Veterans and Rookies. For St. Louis fans, there is no one like the Cardinals' Bob Gibson, 32. Hero of last year's World Series against the Boston Red Sox, Gibson leads the National League in strikeouts this year (with 230), has pitched twelve shutouts, and run up a 20-7 record. "Bob challenges the hitter more than any other pitcher," says Cardinal Catcher Tim McCarver. "He just gets out there and says, 'O.K., baby, here comes the big one. What are you going to do about it?' " The Los Angeles Dodgers' Don Drysdale, 32, labors for a ball club mired in last place, 251 games off the pace. But he has still compiled a 14-12 record, and this June he broke Walter Johnson's 55-year-old mark of 56 consecutive scoreless innings. He obviously has something on the ball. Nobody is quite sure what, although there is suspicion in some quarters that, whatever it is, it may be moist and illegal.
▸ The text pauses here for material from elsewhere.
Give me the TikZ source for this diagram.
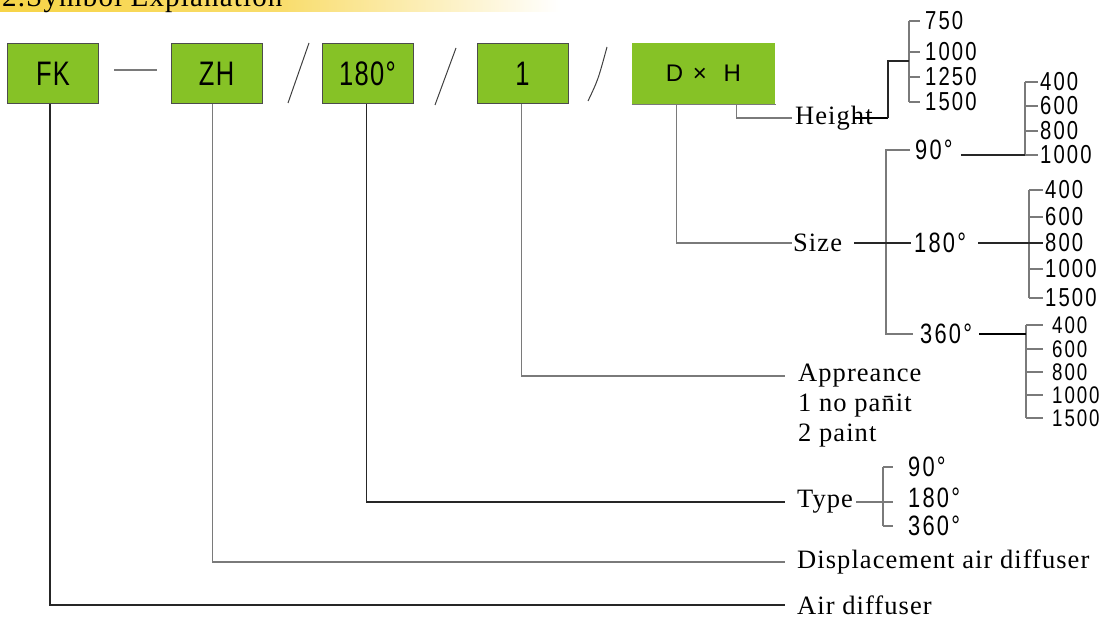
\documentclass[tikz,border=0pt]{standalone}
\usepackage{fontspec}
\setmainfont[LetterSpace=4]{Liberation Serif}
\newfontfamily\numfont[FakeStretch=0.78,LetterSpace=8]{Liberation Sans}
\newfontfamily\codefont[FakeStretch=0.75,LetterSpace=4]{Liberation Sans}
\newfontfamily\plainsans{Liberation Sans}
\usetikzlibrary{positioning}

\definecolor{boxgreen}{HTML}{86C226}
\definecolor{linegray}{HTML}{7A7A7A}
\definecolor{bandgold}{HTML}{F7D447}

\tikzset{
  codebox/.style={draw=black!70, line width=1pt, fill=boxgreen,
    minimum width=91pt, minimum height=60pt, inner sep=0pt,
    font=\codefont\fontsize{34}{34}\selectfont},
  desc/.style={anchor=west, inner sep=0pt, font=\fontsize{26.5}{26.5}\selectfont},
  num/.style={anchor=west, inner sep=0pt, font=\numfont\fontsize{26}{26}\selectfont},
  smallnum/.style={num, font=\numfont\fontsize{24}{24}\selectfont},
  bignum/.style={num, font=\numfont\fontsize{28}{28}\selectfont},
  conn/.style={draw=linegray, line width=1.3pt},
  darkconn/.style={draw=black!85, line width=1.3pt},
  boldconn/.style={draw=black, line width=2.4pt},
  sep/.style={draw=black!75, line width=1pt}
}

\begin{document}
\begin{tikzpicture}[x=1pt,y=-1pt]
    \useasboundingbox (0,0) rectangle (1109,618);
    \clip (0,0) rectangle (1109,618);

    % Title band
    \shade[left color=bandgold, right color=white, middle color=bandgold!80] (0,0) rectangle (560,12);
    \node[anchor=base west, inner sep=0pt, font=\fontsize{29}{29}\selectfont] (title) at (2,7) {2.Symbol Explanation};

    % Code boxes
    \node[codebox] (fk) at (53,73.5) {FK};
    \node[codebox] (zh) at (216.5,73.5) {ZH};
    \node[codebox] (ang) at (367.5,73.5) {180°};
    \node[codebox] (app) at (522.5,73.5) {1};
    \node[codebox, draw=none, minimum width=143pt, minimum height=61pt,
          font=\plainsans\fontsize{24}{24}\selectfont] (dxh) at (703.5,73.5) {D\hspace{0.4em}×\hspace{0.7em}H};
    \draw[linegray, line width=1pt] (dxh.south west) -- (dxh.south east);

    % Separators
    \draw[conn, line width=1.5pt] ([xshift=15]fk.east |- 0,70) -- ([xshift=-14]zh.west |- 0,70);
    \draw[sep] (288,103) -- (309,43);
    \draw[sep] (435,105) -- (456,48);
    \draw[sep] (588,101) .. controls (598,80) .. (607,47);

    % Descriptions
    \node[desc] (height) at (795,118) {Height};
    \node[desc] (size) at (793,243) {Size};
    \node[desc] (appr) at (798,376) {Appreance};
    \node[desc] (panit) at (798,406) {1 no pa\=nit};
    \node[desc] (paint) at (798,436) {2 paint};
    \node[desc] (type) at (797,502) {Type};
    \node[desc] (disp) at (797,562) {Displacement air diffuser};
    \node[desc] (air) at (797,605) {Air diffuser};

    % Leaders from the boxes
    \draw[darkconn] ([xshift=-3]fk.south) |- ([xshift=-12]air.west);
    \draw[conn] ([xshift=-4]zh.south) |- ([xshift=-12]disp.west);
    \draw[darkconn] ([xshift=-1]ang.south) |- ([xshift=-12]type.west);
    \draw[conn] ([xshift=-1]app.south) |- ([xshift=-13]appr.west);
    \draw[conn] ([xshift=-27]dxh.south) |- ([xshift=-1]size.west);
    \draw[conn] ([xshift=33]dxh.south) |- ([xshift=-3]height.west);

    % Height values
    \foreach \v/\y [count=\i] in {750/21, 1000/52, 1250/77, 1500/102}
        \node[num] (hgt\i) at (925,\y) {\v};
    \draw[conn] ([xshift=-16]hgt1.west) -- ([xshift=-16]hgt4.west);
    \foreach \i in {1,...,4}
        \draw[conn] ([xshift=-16]hgt\i.west) -- ([xshift=-5]hgt\i.west);
    \coordinate (hjog) at (888,61);
    \draw[boldconn] ([xshift=-20]height.east) -- (hjog |- height.east);
    \draw[darkconn] (hjog |- height.east) -- (hjog) -- ([xshift=-16]hgt1.west |- hjog);

    % Size angles
    \node[bignum] (s90) at (915,150) {90°};
    \node[bignum] (s180) at (914,243) {180°};
    \node[bignum] (s360) at (920,334) {360°};
    \draw[conn] ([xshift=-5]s90.west) -| ([xshift=-29]s90.west |- s360.west) -- ([xshift=-7]s360.west);
    \draw[darkconn] ([xshift=12]size.east) -- ([xshift=-3]s180.west);

    % 90 values
    \foreach \v/\y [count=\i] in {400/82, 600/106, 800/131, 1000/155}
        \node[num] (nin\i) at (1040,\y) {\v};
    \draw[conn] ([xshift=-15]nin1.west) -- ([xshift=-15]nin4.west);
    \foreach \i in {1,...,4}
        \draw[conn] ([xshift=-15]nin\i.west) -- ([xshift=-2]nin\i.west);
    \draw[darkconn] ([xshift=8]s90.east |- nin4.west) -- ([xshift=-15]nin4.west);

    % 180 values
    \foreach \v/\y [count=\i] in {400/190, 600/217, 800/243, 1000/269, 1500/298}
        \node[num] (oct\i) at (1045,\y) {\v};
    \draw[conn] ([xshift=-16]oct1.west) -- ([xshift=-16]oct5.west);
    \foreach \i in {1,...,5}
        \draw[conn] ([xshift=-16]oct\i.west) -- ([xshift=-2]oct\i.west);
    \draw[darkconn] ([xshift=12]s180.east) -- ([xshift=-2]oct3.west);

    % 360 values
    \foreach \v/\y [count=\i] in {400/325, 600/349, 800/372, 1000/395, 1500/418}
        \node[smallnum] (tre\i) at (1052,\y) {\v};
    \draw[conn] ([xshift=-26]tre1.west) -- ([xshift=-26]tre5.west);
    \foreach \i in {1,...,5}
        \draw[conn] ([xshift=-26]tre\i.west) -- ([xshift=-9]tre\i.west);
    \draw[boldconn] ([xshift=7]s360.east) -- ([xshift=-26]tre1.west |- s360.east);

    % Type values
    \foreach \v/\y [count=\i] in {90°/467, 180°/498, 360°/526}
        \node[bignum] (typ\i) at (908,\y) {\v};
    \draw[conn] ([xshift=-25]typ1.west) -- ([xshift=-25]typ3.west);
    \draw[conn] ([xshift=-25]typ1.west) -- ([xshift=-15]typ1.west);
    \draw[conn] ([xshift=-25]typ3.west) -- ([xshift=-15]typ3.west);
    \draw[conn] ([xshift=3]type.east) -- ([xshift=-15]typ2.west |- type.east);
\end{tikzpicture}
\end{document}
The San Francisco Giants' Juan Marichal, 30, is another distinguished veteran. He claims a wide repertory of 13 pitches, all of which he can throw with great accuracy. Says Giant Pitching Coach Larry Jansen: "If you put up a six-inch target 60 feet away, Juan would hit it nine out of ten times." This year marks the fifth season that Marichal has won at least 20 games; his 25-7 mark is second only to McLain's. By contrast, Baltimore's Dave McNally, 25, makes do with only three pitches—fastball, curve and a slider that he perfected just last spring—yet he has put together eleven straight victories since last July's All-Star break. Then there is the Cleveland Indians' Luis Tiant, 27. A hard-luck hurler in 1967, he lost seven games by one run and finished with a 12-9 record. "If I am lucky," says Luis, "I kill them." This year he has been lucky, winning 19 out of 28 decisions.